Step 1: Assemble the interrupter
|R1||1.5kΩ (brown green red)|
|R2, R3||68Ω (blue grey black)|
|R4||100Ω (brown black brown)|
|C1||1uF (labeled 105)|
|CN1||mini USB connector|
|D1, D2||3.6V Zener Diodes|
|IC1||ATtiny and socket|
The interrupter is the Tesla coil’s music controller. It connects via a mini USB cable to a computer, and appears as a MIDI device. Assemble it first because you will need to use it to ensure the low-voltage side of the main driver board is working. The interrupter is also a small board with few parts, which—if soldered correctly—should work right away.
- A. Install R1 through R4.
- B. Install C1.
- C. Install CN1, the mini USB connector.
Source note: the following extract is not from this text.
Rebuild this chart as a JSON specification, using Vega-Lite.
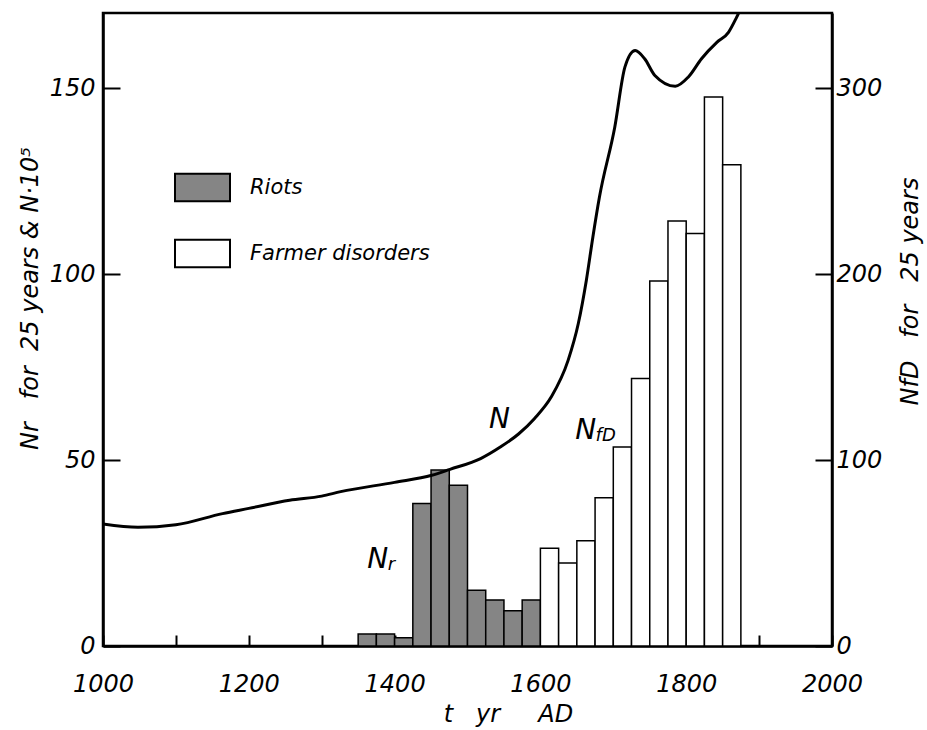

- D. Install zener diodes D1 and D2. Note that they are directional! Match the band on the diode to the band on the board. Don’t confuse them with the 1N4148 signal diodes, which look the same except for their part number.
- E. Install the socket of IC1. Do not solder the ATtiny directly to the board! Make sure that the notch on the socket matches the notch on the board. Do not solder the socket with the ATtiny inserted!
- F. Insert the ATtiny into its socket, making sure that the dot on the chip is on the same side as the notch on the socket.
- G. Install IC2, the optical transmitter. Be careful! This component is delicate. Secure it with a bolt and nut before soldering it in.
- H. Install the slide switch.
Don’t worry, the ATtiny microcontroller in your kit is already programmed. If you ever need to re-program your ATtiny, install a 6-pin header. Since your ATtiny comes programmed, we didn’t include one.